手写 GridWorld 环境，不依赖 Gym
主训练网格显示环境布局和 reward
策略概率可视化，能看到动作概率的动态变化
状态价值图显示当前策略下的 V^π(s)
公式区展示当前更新公式、变量和数值代入
算法指针直接高亮真实核心算法源码
支持 TensorBoard 实时观察训练指标
支持在 main.py 中切换核心算法和参数配置

当前这份工作区已经把书中主线算法扩展到 18 个核心函数入口，覆盖：

Dynamic Programming
Monte Carlo
TD control
Function approximation
Policy gradient / actor-critic
NumPy versions of DQN and deterministic actor-critic

运行视频

https://github.com/user-attachments/assets/fc999b72-8a74-4f34-b75d-a07ffba51816

如何运行

推荐使用项目约定的 Conda 环境：

conda activate MathInRL
pip install -r requirements.txt
python main.py

如果你已经在兼容的 Python 环境里，也可以直接：

pip install -r requirements.txt
python main.py

算法写在哪里

核心算法函数写在：

algorithms/

在哪里切换训练算法和参数

训练算法和训练参数主要在 main.py 顶部切换。

当前入口形式是：

from algorithms import *

CORE_ALGORITHM = mc_basic
ALGORITHM_NAME = CORE_ALGORITHM.__name__
STARTUP_MODE = "restart"

常用训练参数集中在：

ALGORITHM_CONFIG = RLAlgorithmConfig(...)

也就是说，日常切换算法时，优先改：

CORE_ALGORITHM
ALGORITHM_CONFIG

环境参数在哪里改

环境同样在 main.py 里创建：

env = GridWorld(
    r_boundary=-10.0,
    r_forbidden=-30.0,
    r_target=10,
    r_other=-5,
    forbidden_blocks=False,
)

如果只是想调 reward 或阻挡逻辑，通常改这里就够了。

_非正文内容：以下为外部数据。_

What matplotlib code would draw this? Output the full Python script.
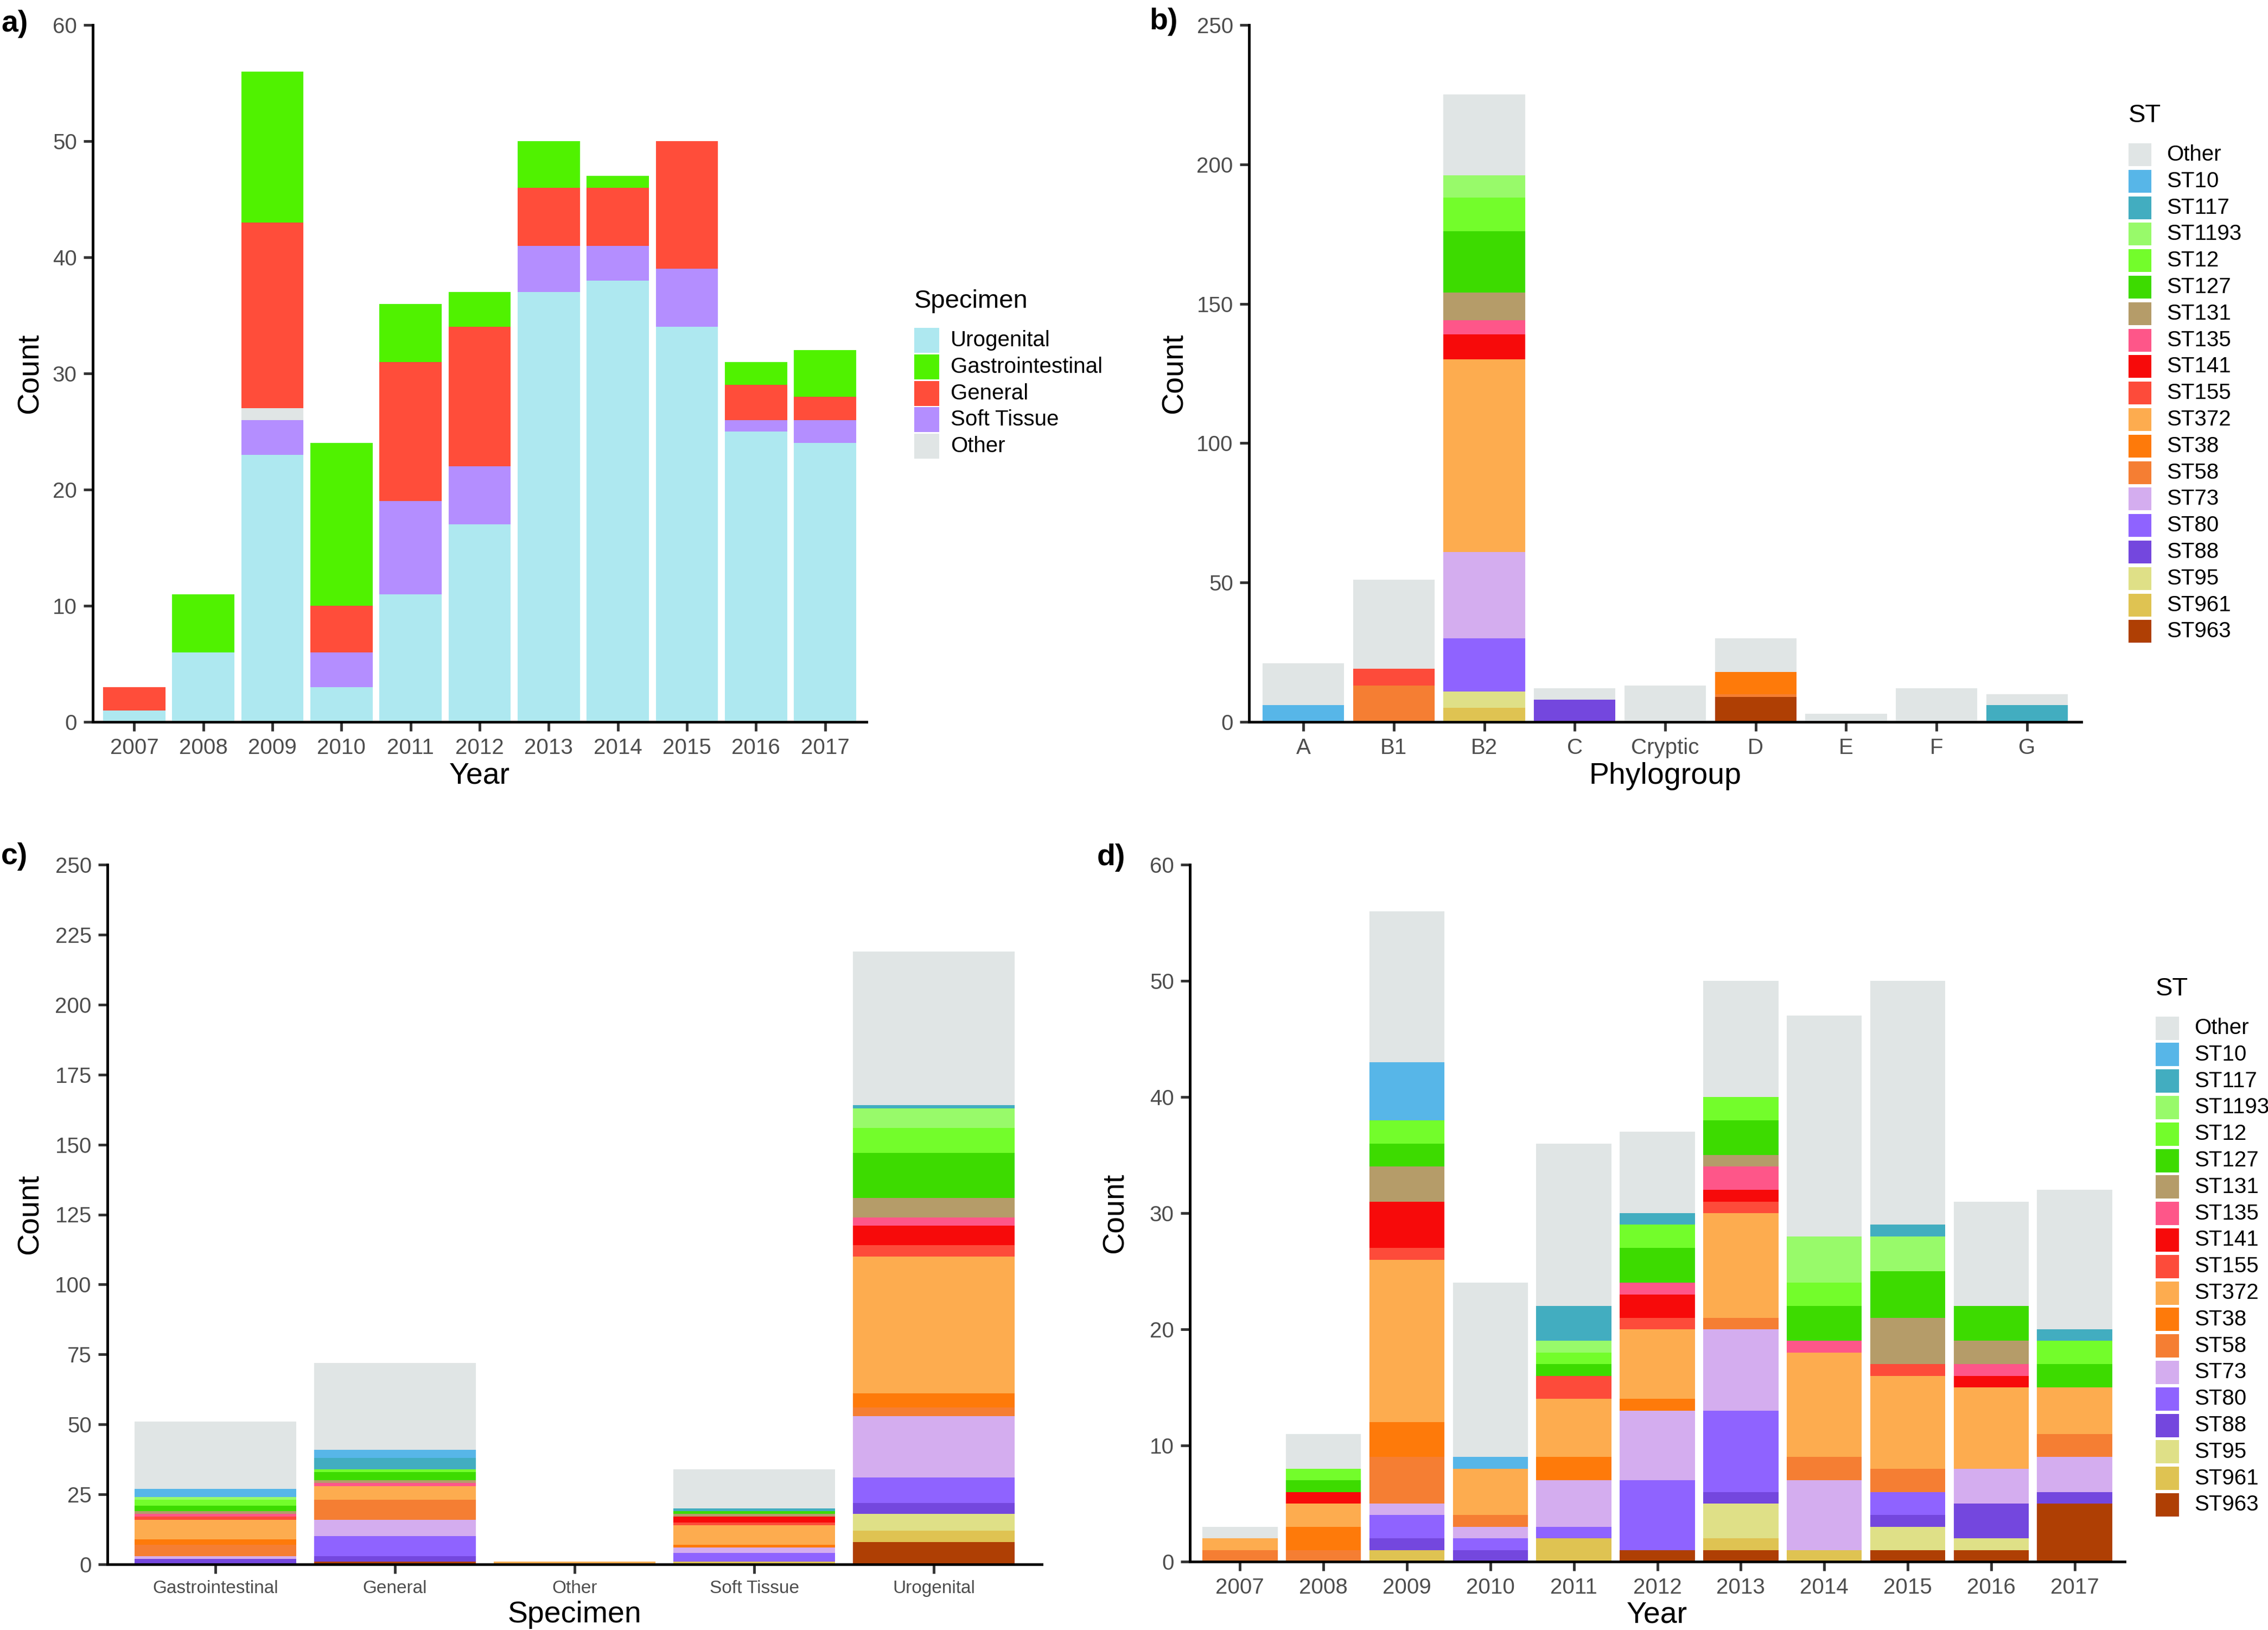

如果要换地图，再去改 envs/grid_world.py 或从 main.py 传入自定义 layout。

主要目录

main.py                       算法选择、训练参数、环境参数入口
algorithms/                   书中风格核心算法纯函数
core/                        算法适配、训练调度、共享参数
envs/                        手写环境
ui/                          主界面和可视化
utils/                       session、日志、TensorBoard 等辅助功能

English README

This project is based on the GridWorld environment from Zhao Shiyu's Mathematical Principles of Reinforcement Learning. Its purpose is to help learners study reinforcement learning by making the math, the code, and the algorithm process easier to line up visually.

What The Project Can Do Now

The project is currently built with native Python, NumPy, PyQt6, and TensorBoard, and already provides:

a hand-written GridWorld environment without Gym
a main grid showing layout and rewards
policy-probability visualization
a state-value view showing V^π(s)
a formula panel for the current update
a source-code pointer on the real core algorithm
TensorBoard-based training metric monitoring
algorithm and parameter switching from main.py

This workspace currently exposes 18 core algorithm entries across:

Dynamic Programming
Monte Carlo
TD control
Function approximation
Policy gradient / actor-critic
NumPy versions of DQN and deterministic actor-critic

Demo Video

https://github.com/user-attachments/assets/d823af37-37c2-47f4-bcd5-6993d6432635

Run

Recommended Conda environment:

conda activate MathInRL
pip install -r requirements.txt
python main.py

Or a compatible Python environment:

pip install -r requirements.txt
python main.py

Where To Write Algorithms

Core algorithm functions live in:

algorithms/

Where To Switch Algorithms And Parameters

Algorithm selection and training parameters are mainly changed at the top of main.py.

The current entry pattern is:

from algorithms import *

CORE_ALGORITHM = mc_basic
ALGORITHM_NAME = CORE_ALGORITHM.__name__
STARTUP_MODE = "restart"

Training parameters are mainly grouped in:

ALGORITHM_CONFIG = RLAlgorithmConfig(...)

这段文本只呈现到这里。